Kendati anak memiliki hak untuk berpartisipasi, namun Helga menjelaska , bila suatu kegiatan penyampaian aspirasi berpotensi menimbulkan konflik, apalagi pempertontonkan kekerasan dalam kata, apalagi perbuatan, sebaiknya anak dijauhkan dari kegiatan yang dimaksud, karena akan menjadi pembelajaran yang mendatangkan ingatan buruk.
"Sebenarnya anak punya hak partisipasi, tapi melihat kondisinya dilapangan, khususnya di Indonesia ini, kalo aksi ada kemungkinan potensi kejadian yang bermuatan kekerasan saat berhadapan dengan aparat cukup besar.
Ini yang kami khawatirkan. Dan ada amanah juga, di UU juga untuk tidak melibatkan anak dalam aksi demonstrasi," jelasnya.
Dirinya mengimbau, kepada orang tua, penyelenggara sekolah, aparat keamanan dan seluruh warga masyarakat untuk menghindari adanya pelajar atau anak, yang berniat ikut dalam aksi unjuk rasa yang situasinya jelas membahayakan.
Karena adanya pro kotra yang sangat kuat pada beberapa level masyarakat, malah sudah sempat terjadi benturan antar elemen.
Keterlibatan anak pada unjuk rasa kali ini, disebutkan Helga dapat membahayakan fisik dan dapat menimbulkan trauma serta berjatuhan korban, khususnya anak.

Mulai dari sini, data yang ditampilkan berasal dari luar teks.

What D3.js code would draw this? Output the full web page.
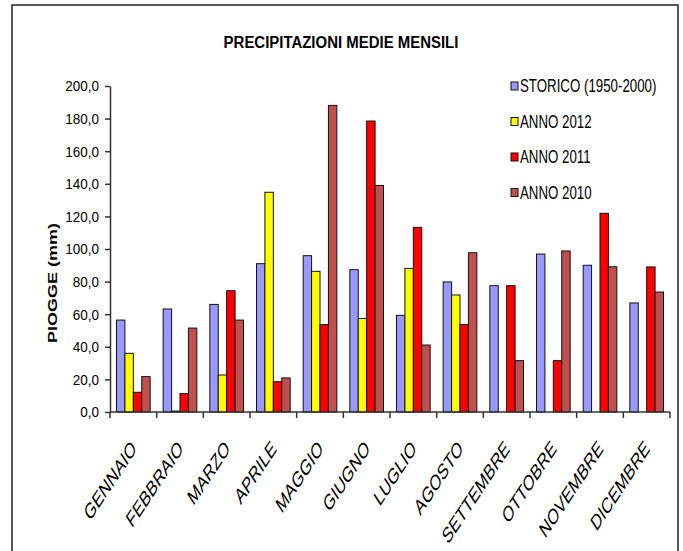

"Kami dari aktivis perempuan, pendamping korban kekerasan anak-perempuan, untuk itu menghimbau kepada para orang tua, penyelenggara sekolah, Aparat keamanan dan seluruh warga masyarakat untuk mencegah keterlibatan anak dalam aksi unjuk rasa yang di dalamnya berpotensi terjadi kekerasan," himbau Helga
"Batasan usia anak yang boleh turun aksi. Sepertinyang tertuang di UU perlindungan anak di bawah 18 tahun, sangat dilarang ikut aksi demonstrasi. Sekarang saja banyak yang menyandingkan urusan aksi anak di luar negeri yang diketahui tertib sekali.